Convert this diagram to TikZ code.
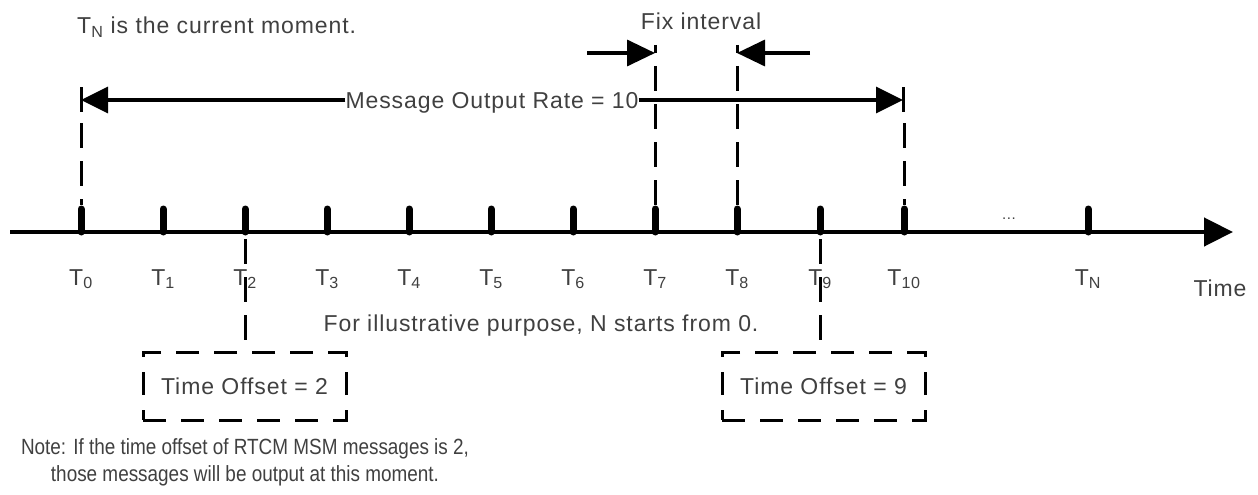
\documentclass[tikz,border=0pt]{standalone}
\usepackage{fontspec}
\setmainfont{Liberation Sans}[LetterSpace=4]
\newfontfamily\notefont{Liberation Sans}[FakeStretch=0.86]
\usetikzlibrary{arrows.meta}
\definecolor{txt}{RGB}{64,64,64}
\begin{document}
\begin{tikzpicture}[x=1pt,y=-1pt,
  font=\fontsize{23}{27.5}\selectfont,
  lbl/.style={text=txt, inner sep=0pt},
  tickmark/.style={line width=7pt, line cap=round},
  dsh/.style={line width=3pt, dash pattern=on 25pt off 13pt},
  dbox/.style={draw, line width=3pt, dash pattern=on 23pt off 15pt, text=txt,
    minimum width=203pt, minimum height=68pt, inner sep=0pt},
  axisline/.style={line width=4.5pt, -{Triangle[length=29pt,width=28pt]}},
  rate/.style={line width=3.5pt, -{Triangle[length=27pt,width=26pt]}},
  fix/.style={line width=3.5pt, -{Triangle[length=28pt,width=26pt]}},
  bar/.style={line width=3pt}]
\useasboundingbox (0,0) rectangle (1258,495);

% time axis
\coordinate (a0) at (10,232);
\coordinate (a1) at (1233,232);
\draw[axisline] (a0) -- (a1);

% ticks and labels
\foreach \i/\x in {0/81,1/163,2/245,3/327,4/409,5/491,6/573,7/655,8/737,9/820,10/904} {
  \coordinate (t\i) at (\x,232);
  \draw[tickmark] (\x,209) -- (t\i);
  \node[lbl, anchor=base] (l\i) at (\x,285) {T\textsubscript{\i}};
}
\coordinate (tN) at (1088,232);
\draw[tickmark] (1088,209) -- (tN);
\node[lbl, anchor=base] (lN) at (1088,285) {T\textsubscript{N}};
\node[lbl, anchor=base, font=\fontsize{15}{17}\selectfont] (dots) at (1009,219) {...};
\node[lbl, anchor=base] (time) at (1220,296) {Time};

% top text
\node[lbl, anchor=base west] (cur) at (77,34) {T\textsubscript{N} is the current moment.};

% message output rate
\coordinate (bL1) at (81,87);
\coordinate (bL2) at (81,112);
\coordinate (bR1) at (903,87);
\coordinate (bR2) at (903,112);
\coordinate (mL) at (81,100);
\coordinate (mR) at (903,100);
\draw[bar] (bL1) -- (bL2);
\draw[bar] (bR1) -- (bR2);
\node[lbl, anchor=base] (msg) at (492,108) {Message Output Rate = 10};
\draw[rate] (msg.west |- mL) -- (mL);
\draw[rate] (msg.east |- mR) -- (mR);

% vertical dashed guides
\coordinate (d0) at (81,123);
\coordinate (d10) at (904,123);
\coordinate (d7) at (655,45);
\coordinate (d8) at (737,45);
\draw[dsh] (d0) -- (81,205);
\draw[dsh] (d10) -- (904,205);
\draw[dsh, dash phase=17pt] (d7) -- (655,205);
\draw[dsh, dash phase=17pt] (d8) -- (737,205);

% fix interval
\node[lbl, anchor=base] (fixt) at (701,30) {Fix interval};
\coordinate (f7) at (655,53);
\coordinate (f8) at (737,53);
\coordinate (f7s) at (587,53);
\coordinate (f8s) at (810,53);
\draw[fix] (f7s) -- (f7);
\draw[fix] (f8s) -- (f8);

% illustrative note
\node[lbl, anchor=base] (illu) at (541,331) {For illustrative purpose, N starts from 0.};

% time offset boxes
\node[dbox] (box1) at (244.5,386) {Time Offset = 2};
\node[dbox] (box2) at (823.5,386) {Time Offset = 9};
\draw[dsh, dash phase=31pt] (t2) -- (t2 |- box1.north);
\draw[dsh, dash phase=31pt] (t9) -- (t9 |- box2.north);

% note
\node[lbl, anchor=north, align=center, font=\notefont\fontsize{22}{27.5}\selectfont] (note) at (245,438)
  {Note: If the time offset of RTCM MSM messages is 2,\\those messages will be output at this moment.};
\end{tikzpicture}
\end{document}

**Directions for this task:**
Leaving out the pictures, repeat the data above exactly.

**Full output:**
Convert this diagram to TikZ code.
\documentclass[tikz,border=0pt]{standalone}
\usepackage{fontspec}
\setmainfont{Liberation Sans}[LetterSpace=4]
\newfontfamily\notefont{Liberation Sans}[FakeStretch=0.86]
\usetikzlibrary{arrows.meta}
\definecolor{txt}{RGB}{64,64,64}
\begin{document}
\begin{tikzpicture}[x=1pt,y=-1pt,
  font=\fontsize{23}{27.5}\selectfont,
  lbl/.style={text=txt, inner sep=0pt},
  tickmark/.style={line width=7pt, line cap=round},
  dsh/.style={line width=3pt, dash pattern=on 25pt off 13pt},
  dbox/.style={draw, line width=3pt, dash pattern=on 23pt off 15pt, text=txt,
    minimum width=203pt, minimum height=68pt, inner sep=0pt},
  axisline/.style={line width=4.5pt, -{Triangle[length=29pt,width=28pt]}},
  rate/.style={line width=3.5pt, -{Triangle[length=27pt,width=26pt]}},
  fix/.style={line width=3.5pt, -{Triangle[length=28pt,width=26pt]}},
  bar/.style={line width=3pt}]
\useasboundingbox (0,0) rectangle (1258,495);

% time axis
\coordinate (a0) at (10,232);
\coordinate (a1) at (1233,232);
\draw[axisline] (a0) -- (a1);

% ticks and labels
\foreach \i/\x in {0/81,1/163,2/245,3/327,4/409,5/491,6/573,7/655,8/737,9/820,10/904} {
  \coordinate (t\i) at (\x,232);
  \draw[tickmark] (\x,209) -- (t\i);
  \node[lbl, anchor=base] (l\i) at (\x,285) {T\textsubscript{\i}};
}
\coordinate (tN) at (1088,232);
\draw[tickmark] (1088,209) -- (tN);
\node[lbl, anchor=base] (lN) at (1088,285) {T\textsubscript{N}};
\node[lbl, anchor=base, font=\fontsize{15}{17}\selectfont] (dots) at (1009,219) {...};
\node[lbl, anchor=base] (time) at (1220,296) {Time};

% top text
\node[lbl, anchor=base west] (cur) at (77,34) {T\textsubscript{N} is the current moment.};

% message output rate
\coordinate (bL1) at (81,87);
\coordinate (bL2) at (81,112);
\coordinate (bR1) at (903,87);
\coordinate (bR2) at (903,112);
\coordinate (mL) at (81,100);
\coordinate (mR) at (903,100);
\draw[bar] (bL1) -- (bL2);
\draw[bar] (bR1) -- (bR2);
\node[lbl, anchor=base] (msg) at (492,108) {Message Output Rate = 10};
\draw[rate] (msg.west |- mL) -- (mL);
\draw[rate] (msg.east |- mR) -- (mR);

% vertical dashed guides
\coordinate (d0) at (81,123);
\coordinate (d10) at (904,123);
\coordinate (d7) at (655,45);
\coordinate (d8) at (737,45);
\draw[dsh] (d0) -- (81,205);
\draw[dsh] (d10) -- (904,205);
\draw[dsh, dash phase=17pt] (d7) -- (655,205);
\draw[dsh, dash phase=17pt] (d8) -- (737,205);

% fix interval
\node[lbl, anchor=base] (fixt) at (701,30) {Fix interval};
\coordinate (f7) at (655,53);
\coordinate (f8) at (737,53);
\coordinate (f7s) at (587,53);
\coordinate (f8s) at (810,53);
\draw[fix] (f7s) -- (f7);
\draw[fix] (f8s) -- (f8);

% illustrative note
\node[lbl, anchor=base] (illu) at (541,331) {For illustrative purpose, N starts from 0.};

% time offset boxes
\node[dbox] (box1) at (244.5,386) {Time Offset = 2};
\node[dbox] (box2) at (823.5,386) {Time Offset = 9};
\draw[dsh, dash phase=31pt] (t2) -- (t2 |- box1.north);
\draw[dsh, dash phase=31pt] (t9) -- (t9 |- box2.north);

% note
\node[lbl, anchor=north, align=center, font=\notefont\fontsize{22}{27.5}\selectfont] (note) at (245,438)
  {Note: If the time offset of RTCM MSM messages is 2,\\those messages will be output at this moment.};
\end{tikzpicture}
\end{document}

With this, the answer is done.